I’m returning to Edinburgh from a conference in Liverpool. It’s always a pleasant location for events because coming from Merseyside as I do, I’m quite familiar with the city centre and I can sometimes act as a bit of a guide for other conference-goers, showing them the best the city has to offer in the way of pubs and eateries.

Over the last couple of years, that warm familiarity has turned cold.

I left Merseyside for Edinburgh in September 2007. At that time, Liverpool had been designated one of the European Capitals of Culture for 2008, and it was a turbulent time for the city. Money was pouring in from the European Commission, and there were hopes from some that the benefits of this investment would be seen by ordinary Liverpudlians. Instead, the changes that I see indicate a corporate capture not only of large parts of the city centre geography, but also of our culture itself.

There was a master plan. Ten years ago, if you were asked to stand in the exact spot which marked the city centre, you would probably have stood somewhere between Lime Street and Liverpool Central Station, perhaps somewhere near Lewis’, the locally-owned (and now-closed) department store. The planners for the Capital of Culture moved the city centre about three quarters of a mile to the south-west of that location by building attractions in that part of town. The only problem was that their plan involved knocking down cultural quarters of the city.

There used to be a somewhat run-down building called Quiggins. Quiggins was a big indoor marketplace for alternative culture, not entirely unlike Camden Market. Local traders, some of whom had been running stalls since the building had opened 30 years previously, played a key role in the culture of the city. When the city planned to take the building and flatten it, 150,000 people signed a petition to stop them. I was one of them, and I remember what I said at the time to the people on the stall – “We should be celebrating our own culture, not having culture imposed on us from outside.” What stands in the area now is a large Debenhams, a huge John Lewis, an Apple Store, and outlets for countless other national and international brands.

This story will be familiar to people in towns across the country. Councils who balk at the thought of performing Compulsory Purchase Orders on empty houses, so they can be put to use again for the benefit of the people, are only too happy to push those same CPO’s through against local people’s wishes when it serves the needs of the capitalist class.

It’s not just that these chain shops and international brands are ‘soul-less’. What the Capital of Culture has delivered is an economic transfer from the petit-bourgeoisie to the corporate capitalist class.
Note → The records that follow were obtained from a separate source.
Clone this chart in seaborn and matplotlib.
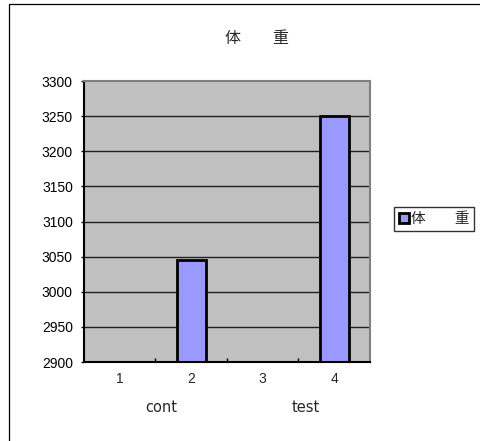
import numpy as np
import pandas as pd
import matplotlib
matplotlib.use("Agg")
import matplotlib.pyplot as plt
import seaborn as sns
from matplotlib.patches import Rectangle

# data
categories = ["1", "2", "3", "4"]
weights = [np.nan, 3046, np.nan, 3251]
groups = ["cont", "test"]
series_name = "体\u3000\u3000重"

sns.set_style("white")
plt.rcParams['font.family'] = ['Liberation Sans', 'Noto Sans CJK JP']
cjk = ['Noto Sans CJK JP', 'DejaVu Sans']

df = pd.DataFrame({"cat": categories, "w": weights})

fig = plt.figure(figsize=(4.81, 4.41), dpi=100)
ax = fig.add_axes([0.1746, 0.179, 0.5946, 0.637])

# horizontal grid lines at the y ticks
yticks = np.arange(2900, 3301, 50)
for yv in yticks[1:-1]:
    ax.axhline(yv, color="#202020", lw=1.0, zorder=0)

sns.barplot(data=df, x="cat", y="w", order=categories, color="#9999FF",
            edgecolor="black", linewidth=2.0, width=0.41, errorbar=None,
            saturation=1, label=series_name, ax=ax, zorder=2)

ax.set_facecolor("#C0C0C0")
ax.set_ylim(2900, 3300)
ax.set_xlim(-0.5, 3.5)
ax.set_yticks(yticks)
ax.set_xlabel("")
ax.set_ylabel("")

for side in ["left", "bottom"]:
    ax.spines[side].set_color("black")
    ax.spines[side].set_linewidth(1.5)
for side in ["top", "right"]:
    ax.spines[side].set_color("#808080")
    ax.spines[side].set_linewidth(1.5)
    ax.spines[side].set_visible(True)

ax.tick_params(axis="y", which="major", length=2, width=1, direction="out",
               pad=6, labelsize=10, left=True, colors="black")
ax.tick_params(axis="x", which="major", length=0, pad=7, labelsize=10)
ax.set_xticks([0.5, 1.5, 2.5], minor=True)
ax.tick_params(axis="x", which="minor", length=3, width=1, direction="in",
               bottom=True, color="black")

# second row of category labels (group names under each pair)
trans = ax.get_xaxis_transform()
for xpos, g in zip([0.58, 2.6], groups):
    ax.text(xpos, -0.16, g, transform=trans, ha="center", va="center",
            fontsize=10.5, family="DejaVu Sans")

fig.text(0.535, 0.913, series_name, ha="center", va="center", fontsize=11.5, family=cjk)

leg = ax.legend(loc="center left", bbox_to_anchor=(0.8191, 0.5039),
                bbox_transform=fig.transFigure, frameon=True, fancybox=False,
                edgecolor="black", prop={"family": cjk, "size": 10.5},
                handlelength=0.65, handleheight=0.65,
                handletextpad=0.15, borderpad=0.35, borderaxespad=0)
leg.get_frame().set_linewidth(1.0)

# outer chart frame
fig.patches.append(Rectangle((9.3 / 481, -0.1), 1.1, 1.09, transform=fig.transFigure,
                             fill=False, edgecolor="black", lw=0.9))

fig.savefig("out.png", dpi=100)
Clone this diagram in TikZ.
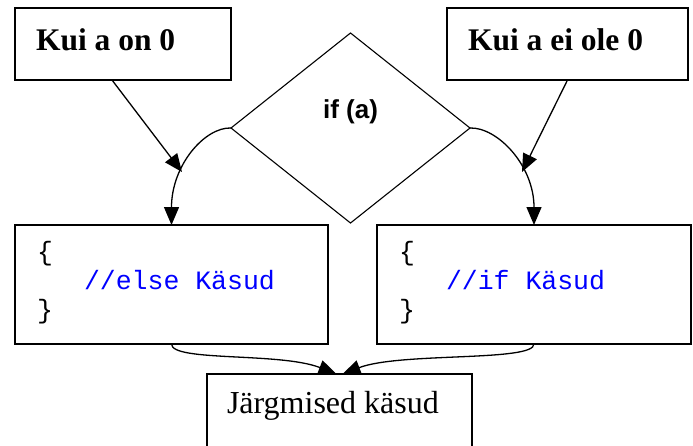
\documentclass[tikz,border=0pt]{standalone}
\usepackage{fontspec}
\setmainfont{Liberation Serif}
\newfontfamily\sansf{Liberation Sans}
\newfontfamily\monof{Liberation Mono}
\usetikzlibrary{shapes.geometric,arrows.meta}
\definecolor{codeblue}{RGB}{0,0,255}
\begin{document}
\begin{tikzpicture}[x=1pt,y=-1pt,
 box/.style={draw, line width=1.4pt, inner sep=0, outer sep=0, anchor=north west},
 txt/.style={inner sep=0, outer sep=0, anchor=base west},
 head/.style={txt, font=\bfseries\fontsize{31.5}{36}\selectfont},
 conn/.style={line width=1.3pt, -{Triangle[length=18pt,width=15pt]}},
 code/.style={txt, font=\monof\fontsize{26.5}{29}\selectfont},
]
\useasboundingbox (0,0) rectangle (693,445);
\clip (0,0) rectangle (693,445);
\fill[white] (0,0) rectangle (693,445);

% top boxes
\node[box, minimum width=216pt, minimum height=72pt] (b1) at (15,8) {};
\node[head] (t1) at (36,50) {Kui a on 0};
\node[box, minimum width=241pt, minimum height=72pt] (b2) at (447,8) {};
\node[head] (t2) at (468,50) {Kui a ei ole 0};

% diamond
\node[draw, diamond, minimum width=239pt, minimum height=190pt, inner sep=0, outer sep=0, line width=1.1pt] (dia) at (350.5,128) {};
\node[inner sep=0, font=\sansf\bfseries\fontsize{26}{30}\selectfont] (cond) at (350.5,112) {if (a)};

% code boxes
\node[box, minimum width=313pt, minimum height=119pt] (lbox) at (15,225) {};
\node[code] (lb1) at (37,260) {\{};
\node[code, text=codeblue] (lc) at (84,289) {//else Käsud};
\node[code] (lb2) at (37,318) {\}};

\node[box, minimum width=314pt, minimum height=119pt] (rbox) at (377,225) {};
\node[code] (rb1) at (399,260) {\{};
\node[code, text=codeblue] (rc) at (446,289) {//if Käsud};
\node[code] (rb2) at (399,318) {\}};

% bottom box
\node[box, minimum width=265pt, minimum height=90pt] (bot) at (207,374) {};
\node[txt, font=\fontsize{32}{36}\selectfont] (bt) at (227,413) {Järgmised käsud};

% connectors
\coordinate (m1) at (182,172);
\coordinate (m2) at (522,172);
\draw[conn] ([xshift=-11pt]b1.south) -- (m1);
\draw[conn] (b2.south) -- (m2);
\draw[conn] (dia.west) .. controls (205,127) and (171.5,165) .. (lbox.north);
\draw[conn] (dia.east) .. controls (497,127) and (534,165) .. (rbox.north);
\draw[conn] (lbox.south) .. controls (171.5,362) and (280,352) .. ([xshift=-3pt]bot.north);
\draw[conn] (rbox.south) .. controls (534,362) and (400,352) .. ([xshift=3pt]bot.north);
\end{tikzpicture}
\end{document}
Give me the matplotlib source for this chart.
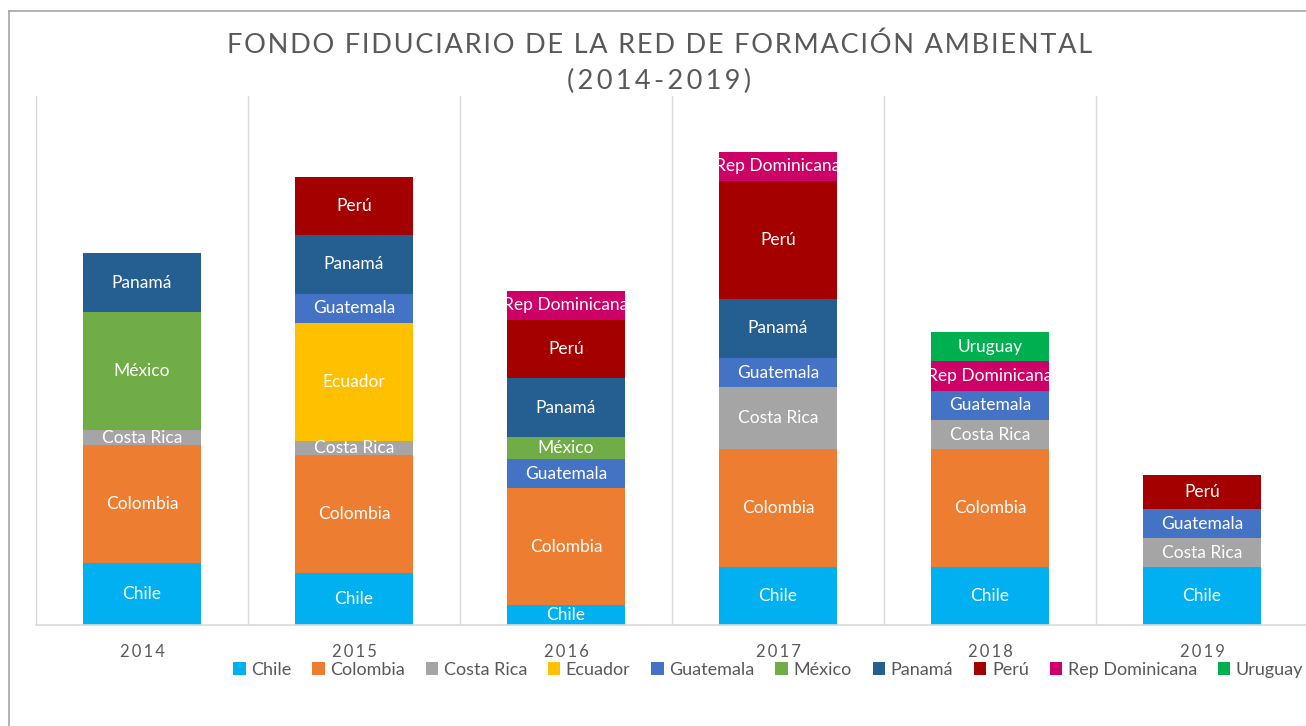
import numpy as np
import matplotlib
matplotlib.use("Agg")
import matplotlib.pyplot as plt

plt.rcParams['font.family'] = ['Lato', 'DejaVu Sans']

years = ['2014', '2015', '2016', '2017', '2018', '2019']
countries = ['Chile', 'Colombia', 'Costa Rica', 'Ecuador', 'Guatemala',
             'México', 'Panamá', 'Perú', 'Rep Dominicana', 'Uruguay']
colors = ['#00B0F0', '#ED7D31', '#A5A5A5', '#FFC000', '#4472C4',
          '#70AD47', '#255E91', '#A50000', '#CC0066', '#00B050']

# estimated contributions per year (same order as years)
chile = [10.5, 8.8, 3.4, 9.8, 9.8, 9.8]
colombia = [20.0, 20.0, 19.8, 20.0, 20.0, 0]
costa_rica = [2.5, 2.4, 0, 10.5, 5.0, 4.9]
ecuador = [0, 20.0, 0, 0, 0, 0]
guatemala = [0, 5.0, 4.9, 5.0, 4.9, 4.9]
mexico = [20.0, 0, 3.7, 0, 0, 0]
panama = [10.0, 10.0, 10.0, 10.0, 0, 0]
peru = [0, 9.8, 10.0, 20.0, 0, 5.9]
rep_dom = [0, 0, 4.9, 4.9, 5.0, 0]
uruguay = [0, 0, 0, 0, 4.9, 0]

series = [chile, colombia, costa_rica, ecuador, guatemala,
          mexico, panama, peru, rep_dom, uruguay]


def spaced(s, sp='\u200a'):
    # fake letter spacing
    return sp.join(s)


fig = plt.figure(figsize=(13.06, 7.26), dpi=100)
ax = fig.add_axes([36/1306, 1-625/726, 1272/1306, 529/726])

x = np.arange(len(years))
bottom = np.zeros(len(years))
for name, vals, col in zip(countries, series, colors):
    vals = np.array(vals)
    bars = ax.bar(x, vals, 0.56, bottom=bottom, color=col, label=name, zorder=2)
    for xi, b, v, rect in zip(x, bottom, vals, bars):
        if v > 0:
            t = ax.text(xi, b + v/2, name, ha='center', va='center',
                        color='white', fontsize=12.5, zorder=3)
            t.set_clip_path(rect)
    bottom += vals

ax.set_xlim(-0.5, 5.5)
ax.set_ylim(0, 89.7)
ax.set_yticks([])
ax.set_xticks(x)
ax.set_xticklabels([spaced(y, '\u2009') for y in years], fontsize=12,
                   color='#595959')
ax.tick_params(axis='x', length=0, pad=14)
for xv in np.arange(-0.5, 6, 1):
    ax.axvline(xv, color='#D9D9D9', lw=1, zorder=1)
for s in ['top', 'right', 'left']:
    ax.spines[s].set_visible(False)
ax.spines['bottom'].set_color('#D9D9D9')
ax.spines['bottom'].set_linewidth(1.2)

fig.text(0.505, 1-45/726,
         spaced('FONDO FIDUCIARIO DE LA RED DE FORMACIÓN AMBIENTAL'),
         ha='center', va='center', fontsize=19.5, color='#595959')
fig.text(0.505, 1-81/726, spaced('(2014-2019)', '\u2009'), ha='center',
         va='center', fontsize=19.5, color='#595959')

fig.legend(loc='center', bbox_to_anchor=(768/1306, 1-670/726), ncol=10,
           frameon=False, fontsize=13, handlelength=0.7, handleheight=0.7,
           handletextpad=0.3, columnspacing=1.15, labelcolor='#595959')

# outer chart border (left and top only visible)
fig.add_artist(plt.Line2D([8.5/1306, 8.5/1306], [0, 1-10.5/726],
                          color='#A6A6A6', lw=1.2, transform=fig.transFigure))
fig.add_artist(plt.Line2D([8.5/1306, 1], [1-10.5/726, 1-10.5/726],
                          color='#A6A6A6', lw=1.2, transform=fig.transFigure))

fig.savefig('out.png', dpi=100)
When a local business owner makes a profit, she spends the money she’s made in the local area. When Tesco or Primark or Topshop make a profit, the money is extracted from the local area, given to shareholders (and God knows who they are), and in the case of Topshop hidden away from the taxman in Philip Green’s wife’s Monaco bank account. The surplus value taken from the workers in those businesses vanishes instantly.

The waterfront was the next to be developed and there, the (excellent) new Convention Centre and Museum of Liverpool became surrounded by chain hotels and restaurants. Only the Albert Dock remains as an island of somewhat local character. But I think what really turned my stomach, and prompted me to write this piece, was the siting of the John Lennon Peace Monument, right outside the Jury’s Inn Hotel. There, amongst countless monuments to our imposed consumerist and corporate culture, they have even captured a central figure from the city’s cultural history, and one who I imagine would have opposed that new culture, no less.